We find the argument raised by defendant in Point Two lacks sufficient merit to warrant discussion in a written opinion.   R. 2:11–3(e)(2).   The judge's passing reference to the conclusions reached by the judge who accepted defendant's guilty plea, i.e., that it was voluntarily entered, was insignificant.   The motion judge independently assessed the transcript of the proceedings.

II.

Defendant further argues that the judge considered the actions of his co-defendants in imposing sentence and erred in applying the aggravating and mitigating sentencing factors.   We disagree and affirm the sentence imposed.

“Appellate review of the length of a sentence is limited.”  State v. Miller, 205 N.J. 109, 127 (2011).   We assess whether the aggravating and mitigating factors were based upon “competent credible evidence in the record.”  Ibid. (citations and quotation marks omitted).   We do not ‘substitute [our] assessment of aggravating and mitigating factors' for the trial court's judgment.  Ibid. (quoting State v. O'Donnell, 117 N.J. 210, 215 (1989)).   When the judge has followed the sentencing guidelines, and his findings of aggravating and mitigating factors are supported by the record, we will only reverse if the sentence “shocks the judicial conscience” in light of the particular facts of the case.  State v. Roth, 95 N.J. 334, 364 (1984);  accord State v. Cassady, 198 N.J. 165, 183–84 (2009).

The judge found that aggravating factors one, two, three and nine applied.   See N.J.S.A. 2C:44–1(a)(1), (2), (3) and (9).   He also found mitigating factors seven, twelve and thirteen applied.   See N.J.S.A. 2C:44–1(b)(7), (12) and (13).   The judge found “clearly and convincingly[,] the aggravating factors substantially outweigh[ed] the mitigating” factors and sentenced defendant “in conformity with the plea agreement.”

Defendant specifically argues that aggravating factors one and two do not apply.   As to each, defendant contends that he was merely a bystander to the acts committed by his co-defendants.   Aggravating factor one requires the judge to consider the “nature and circumstances of the offense, and the role of the actor therein, including whether or not it was committed in an especially heinous, cruel, or depraved manner[.]”  N.J.S.A. 2C:44–1(a)(1).  N.J.S.A. 2C:44–1(a)(2) requires consideration of the “gravity and seriousness of the harm inflicted on the victim, including whether or not the defendant knew or reasonably should have known that the victim ․ was ․ substantially incapable of exercising normal physical or mental power of resistance[.]”
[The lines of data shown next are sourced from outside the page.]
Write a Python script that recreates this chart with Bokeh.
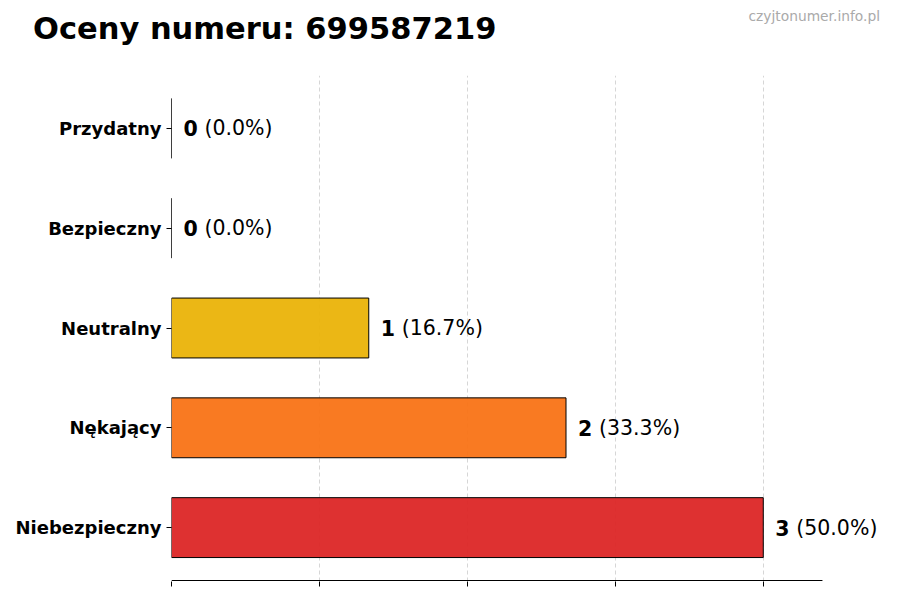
from bokeh.embed import file_html
from bokeh.resources import INLINE
from bokeh.core.properties import value
from bokeh.layouts import column
from bokeh.models import ColumnDataSource, FixedTicker, Div
from bokeh.plotting import figure

categories = ['Niebezpieczny', 'Nękający', 'Neutralny', 'Bezpieczny', 'Przydatny']
counts = [3, 2, 1, 0, 0]
percents = ['50.0%', '33.3%', '16.7%', '0.0%', '0.0%']
colors = ['#dc2626', '#f97316', '#eab308', '#22c55e', '#3b82f6']
x_ticks = [0, 0.75, 1.5, 2.25, 3.0]

FONT = "DejaVu Sans"

ys = list(range(len(categories)))
source = ColumnDataSource(dict(
    y=ys,
    count=counts,
    num=[str(c) for c in counts],
    pct=[f'({p})' for p in percents],
    color=colors,
))

x_max = max(counts) * 1.1
# ramka poszerzona w prawo, zeby etykiety nie byly uciete
p = figure(frame_width=719, frame_height=506,
           min_border_left=171, min_border_right=0,
           min_border_top=0, min_border_bottom=12,
           x_range=(0, x_max + 0.345), y_range=(-0.54, len(categories) - 0.47),
           output_backend="svg", toolbar_location=None, tools="")

p.hbar(y='y', right='count', left=0, height=0.6, source=source,
       fill_color='color', fill_alpha=0.95, line_color='black', line_width=1)

p.text(x='count', y='y', text='num', source=source, x_offset=12,
       text_font=value(FONT), text_font_style='bold', text_font_size='20.5px',
       text_baseline='middle', text_align='left', text_color='black')
p.text(x='count', y='y', text='pct', source=source, x_offset=33,
       text_font=value(FONT), text_font_size='20.5px',
       text_baseline='middle', text_align='left', text_color='black')

# dolna linia osi tylko do x_max
p.segment(x0=[0], y0=[-0.53], x1=[x_max], y1=[-0.53], line_color='black', line_width=1.2)

p.xaxis.ticker = FixedTicker(ticks=x_ticks)
p.xaxis.major_label_overrides = {t: '' for t in x_ticks}
p.xaxis.major_label_standoff = 0
p.xaxis.major_tick_out = 5
p.xaxis.major_tick_in = 0
p.xaxis.minor_tick_line_color = None
p.xaxis.axis_line_color = None

p.yaxis.ticker = FixedTicker(ticks=ys)
p.yaxis.major_label_overrides = {i: c for i, c in enumerate(categories)}
p.yaxis.major_label_text_font = FONT
p.yaxis.major_label_text_font_style = 'bold'
p.yaxis.major_label_text_font_size = '18px'
p.yaxis.major_label_text_color = 'black'
p.yaxis.major_label_standoff = 5
p.yaxis.axis_line_color = None
p.yaxis.major_tick_out = 5
p.yaxis.major_tick_in = 0
p.yaxis.minor_tick_line_color = None

p.xgrid.ticker = FixedTicker(ticks=x_ticks)
p.xgrid.grid_line_color = '#cccccc'
p.xgrid.grid_line_dash = '4 3'
p.xgrid.grid_line_alpha = 0.8
p.ygrid.grid_line_color = None
p.outline_line_color = None

header = Div(width=890, height=75, margin=0, text=(
    f'<div style="position:relative;width:890px;height:75px;font-family:\'{FONT}\';">'
    '<div style="position:absolute;left:33px;top:14.3px;font-size:30.5px;line-height:30.5px;'
    'font-weight:bold;color:black;white-space:nowrap;">Oceny numeru: 699587219</div>'
    '<div style="position:absolute;right:10px;top:10px;font-size:13.8px;line-height:13.8px;'
    'color:#aaaaaa;white-space:nowrap;">czyjtonumer.info.pl</div>'
    '</div>'))

layout = column(header, p, spacing=0)

open("out.html", "w").write(file_html(layout, INLINE))
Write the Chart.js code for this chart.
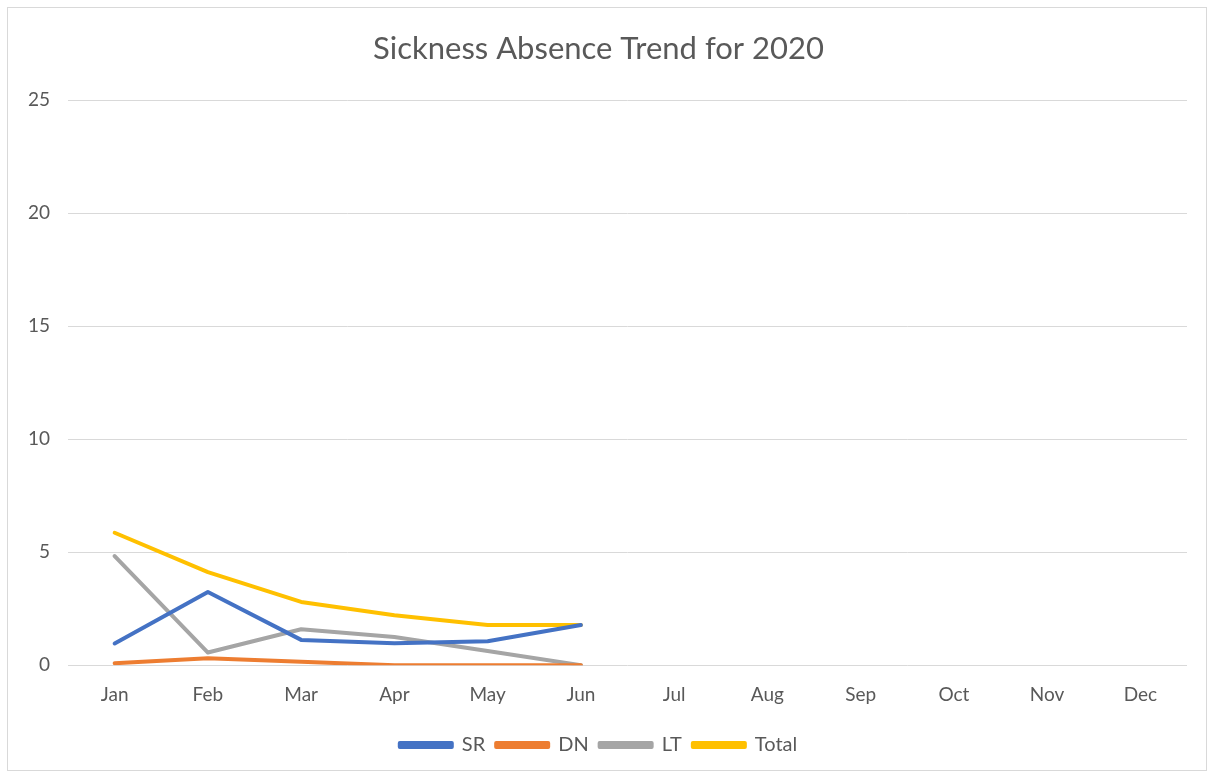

Defendant's own admissions demonstrate the significant role he played in both deaths.   As to Hawkins, defendant supplied the gun used to shoot a defenseless victim beset by several assailants.   As to Huff, defendant acknowledged that he witnessed the fatal assault as Huff pleaded for her life, did nothing to stop it, understood that his inaction implicitly condoned the continued assault, and further admitted that her death would eliminate an important witness to Hawkins's homicide, thereby permitting him to escape apprehension.

We have recognized that a “vicious attack” upon a victim under “brutal circumstances” that led to his suffering supported a finding of both aggravating factors one and two.  State v. Soto, 340 N.J.Super.   71–72 (App.Div.), certif. denied, 170 N.J. 209 (2001).   The circumstances in this case justify the judge's conclusion that both aggravating factors applied.

Defendant also argues that the judge should have also found mitigating factor eight, i.e., the crime was “the result of circumstances unlikely to recur [.]”  N.J.S.A. 2C:44–1b(8).   This finding was not urged at sentencing, and in his brief, defendant argues it was applicable because defendant “played football,” his family was “hardworking and ․ very supportive,” and his father served honorably in the Armed Services.   None of those facts support a finding of this mitigating factor.   It suffices to say that defendant, at age seventeen and as part of a vicious group of individuals, committed two heinous homicides.   There is nothing to support the conclusion that they resulted from circumstances unlikely to recur.

We find no reason to disturb the sentences imposed in this case.

Affirmed.

FOOTNOTES

1.  FN1. The same attorney represented defendant throughout the proceedings in the Law Division.